(EXERCISE INSTRUCTIONS)
Copy the listing below line for line, starting at its first line and ending with the line that has "const yMinorTicks = [5.0, 5.5];" in it. Add nothing.

======== DATA EXTRACT ========

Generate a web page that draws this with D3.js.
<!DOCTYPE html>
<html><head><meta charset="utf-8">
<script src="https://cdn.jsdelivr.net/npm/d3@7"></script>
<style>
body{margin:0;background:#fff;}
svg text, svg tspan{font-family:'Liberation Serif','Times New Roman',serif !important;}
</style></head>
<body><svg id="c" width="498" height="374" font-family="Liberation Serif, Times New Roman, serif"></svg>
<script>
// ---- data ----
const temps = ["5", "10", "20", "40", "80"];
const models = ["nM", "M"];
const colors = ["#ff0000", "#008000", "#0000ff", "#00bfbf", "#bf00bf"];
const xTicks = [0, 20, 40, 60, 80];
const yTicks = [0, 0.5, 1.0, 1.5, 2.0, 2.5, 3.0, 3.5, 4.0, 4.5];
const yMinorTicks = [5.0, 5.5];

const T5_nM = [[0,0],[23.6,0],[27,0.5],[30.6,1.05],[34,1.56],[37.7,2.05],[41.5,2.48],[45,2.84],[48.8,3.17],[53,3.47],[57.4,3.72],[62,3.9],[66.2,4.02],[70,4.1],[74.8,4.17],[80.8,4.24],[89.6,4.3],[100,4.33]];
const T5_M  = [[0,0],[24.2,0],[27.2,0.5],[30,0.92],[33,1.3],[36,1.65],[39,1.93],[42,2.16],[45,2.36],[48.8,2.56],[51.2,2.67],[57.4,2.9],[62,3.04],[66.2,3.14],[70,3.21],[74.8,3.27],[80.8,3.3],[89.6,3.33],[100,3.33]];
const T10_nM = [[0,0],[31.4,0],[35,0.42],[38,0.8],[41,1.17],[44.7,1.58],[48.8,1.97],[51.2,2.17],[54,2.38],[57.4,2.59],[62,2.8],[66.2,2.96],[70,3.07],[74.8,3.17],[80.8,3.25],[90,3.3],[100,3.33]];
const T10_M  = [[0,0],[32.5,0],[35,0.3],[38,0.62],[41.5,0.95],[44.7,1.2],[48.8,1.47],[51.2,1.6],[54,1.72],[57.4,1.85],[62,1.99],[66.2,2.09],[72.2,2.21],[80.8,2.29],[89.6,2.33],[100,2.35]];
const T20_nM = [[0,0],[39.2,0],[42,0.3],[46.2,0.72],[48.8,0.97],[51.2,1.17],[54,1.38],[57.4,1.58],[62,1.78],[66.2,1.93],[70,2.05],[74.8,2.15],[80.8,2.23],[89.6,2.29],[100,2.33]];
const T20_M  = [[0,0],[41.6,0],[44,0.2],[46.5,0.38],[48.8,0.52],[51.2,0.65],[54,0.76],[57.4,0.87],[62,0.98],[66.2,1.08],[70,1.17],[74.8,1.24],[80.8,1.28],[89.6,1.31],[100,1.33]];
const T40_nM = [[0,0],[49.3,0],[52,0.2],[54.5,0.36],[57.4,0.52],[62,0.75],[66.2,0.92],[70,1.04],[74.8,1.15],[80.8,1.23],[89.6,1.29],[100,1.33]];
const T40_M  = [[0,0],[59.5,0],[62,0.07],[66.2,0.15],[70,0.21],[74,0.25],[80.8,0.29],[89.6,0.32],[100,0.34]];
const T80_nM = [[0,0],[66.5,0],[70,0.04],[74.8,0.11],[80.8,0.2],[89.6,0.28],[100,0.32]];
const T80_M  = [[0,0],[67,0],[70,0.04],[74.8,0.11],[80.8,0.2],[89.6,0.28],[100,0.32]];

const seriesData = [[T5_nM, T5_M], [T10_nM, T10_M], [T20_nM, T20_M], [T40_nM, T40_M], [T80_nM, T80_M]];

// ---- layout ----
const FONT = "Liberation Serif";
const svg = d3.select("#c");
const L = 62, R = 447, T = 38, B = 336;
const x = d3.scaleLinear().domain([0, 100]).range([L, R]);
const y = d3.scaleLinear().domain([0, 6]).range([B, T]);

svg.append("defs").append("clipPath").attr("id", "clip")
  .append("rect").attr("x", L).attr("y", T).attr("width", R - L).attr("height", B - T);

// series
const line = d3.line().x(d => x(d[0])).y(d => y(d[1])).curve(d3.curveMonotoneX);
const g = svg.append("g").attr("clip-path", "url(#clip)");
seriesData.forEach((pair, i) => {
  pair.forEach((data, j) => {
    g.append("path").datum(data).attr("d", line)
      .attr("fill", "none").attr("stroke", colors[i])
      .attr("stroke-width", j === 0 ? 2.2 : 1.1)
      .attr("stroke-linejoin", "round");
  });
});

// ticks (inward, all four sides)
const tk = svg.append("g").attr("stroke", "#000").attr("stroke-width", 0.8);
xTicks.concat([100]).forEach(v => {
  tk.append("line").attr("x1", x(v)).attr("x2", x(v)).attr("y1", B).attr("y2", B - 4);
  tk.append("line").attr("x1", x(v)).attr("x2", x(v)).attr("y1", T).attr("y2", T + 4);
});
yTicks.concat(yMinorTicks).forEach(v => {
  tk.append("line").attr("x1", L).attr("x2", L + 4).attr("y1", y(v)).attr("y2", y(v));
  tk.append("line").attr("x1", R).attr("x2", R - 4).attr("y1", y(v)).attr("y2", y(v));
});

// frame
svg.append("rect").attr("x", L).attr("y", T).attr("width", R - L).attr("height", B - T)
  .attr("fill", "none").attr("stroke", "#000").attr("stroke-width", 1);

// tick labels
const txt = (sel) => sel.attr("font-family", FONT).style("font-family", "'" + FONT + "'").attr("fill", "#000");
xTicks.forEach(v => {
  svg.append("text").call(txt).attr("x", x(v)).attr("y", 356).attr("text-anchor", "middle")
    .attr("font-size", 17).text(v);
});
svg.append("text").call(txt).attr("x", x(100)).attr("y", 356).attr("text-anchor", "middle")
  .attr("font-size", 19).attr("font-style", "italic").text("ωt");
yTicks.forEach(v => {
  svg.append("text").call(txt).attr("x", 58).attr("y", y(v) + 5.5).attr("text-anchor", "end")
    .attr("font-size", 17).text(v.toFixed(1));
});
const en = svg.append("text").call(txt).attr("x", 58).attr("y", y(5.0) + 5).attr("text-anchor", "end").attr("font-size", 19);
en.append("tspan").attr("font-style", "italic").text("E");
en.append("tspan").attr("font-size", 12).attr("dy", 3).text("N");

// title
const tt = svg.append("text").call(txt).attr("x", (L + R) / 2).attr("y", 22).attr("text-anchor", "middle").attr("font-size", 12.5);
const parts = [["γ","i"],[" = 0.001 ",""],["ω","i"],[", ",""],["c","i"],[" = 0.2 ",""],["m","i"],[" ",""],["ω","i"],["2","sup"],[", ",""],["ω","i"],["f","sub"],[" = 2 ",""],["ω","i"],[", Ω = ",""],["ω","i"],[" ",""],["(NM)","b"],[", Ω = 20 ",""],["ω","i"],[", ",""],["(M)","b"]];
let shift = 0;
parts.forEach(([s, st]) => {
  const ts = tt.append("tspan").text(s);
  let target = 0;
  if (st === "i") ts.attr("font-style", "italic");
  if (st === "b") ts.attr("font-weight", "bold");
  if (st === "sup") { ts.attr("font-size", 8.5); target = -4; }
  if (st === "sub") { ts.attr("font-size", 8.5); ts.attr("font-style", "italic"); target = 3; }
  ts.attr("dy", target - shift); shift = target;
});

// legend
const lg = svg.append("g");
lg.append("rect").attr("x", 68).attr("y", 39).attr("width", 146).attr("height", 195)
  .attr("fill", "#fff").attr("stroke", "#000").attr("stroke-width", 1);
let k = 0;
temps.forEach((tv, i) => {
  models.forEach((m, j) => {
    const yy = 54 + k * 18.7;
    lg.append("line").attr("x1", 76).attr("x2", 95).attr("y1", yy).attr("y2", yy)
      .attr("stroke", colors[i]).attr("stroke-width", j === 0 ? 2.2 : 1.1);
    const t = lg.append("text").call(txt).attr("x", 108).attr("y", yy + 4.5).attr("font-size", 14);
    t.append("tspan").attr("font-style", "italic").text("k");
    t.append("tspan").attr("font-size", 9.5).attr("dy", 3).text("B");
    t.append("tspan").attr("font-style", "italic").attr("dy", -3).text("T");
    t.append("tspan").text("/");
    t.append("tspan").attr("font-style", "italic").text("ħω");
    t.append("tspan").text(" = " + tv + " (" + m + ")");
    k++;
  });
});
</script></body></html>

========

(ANSWER TO THE TASK)
Generate a web page that draws this with D3.js.
<!DOCTYPE html>
<html><head><meta charset="utf-8">
<script src="https://cdn.jsdelivr.net/npm/d3@7"></script>
<style>
body{margin:0;background:#fff;}
svg text, svg tspan{font-family:'Liberation Serif','Times New Roman',serif !important;}
</style></head>
<body><svg id="c" width="498" height="374" font-family="Liberation Serif, Times New Roman, serif"></svg>
<script>
// ---- data ----
const temps = ["5", "10", "20", "40", "80"];
const models = ["nM", "M"];
const colors = ["#ff0000", "#008000", "#0000ff", "#00bfbf", "#bf00bf"];
const xTicks = [0, 20, 40, 60, 80];
const yTicks = [0, 0.5, 1.0, 1.5, 2.0, 2.5, 3.0, 3.5, 4.0, 4.5];
const yMinorTicks = [5.0, 5.5];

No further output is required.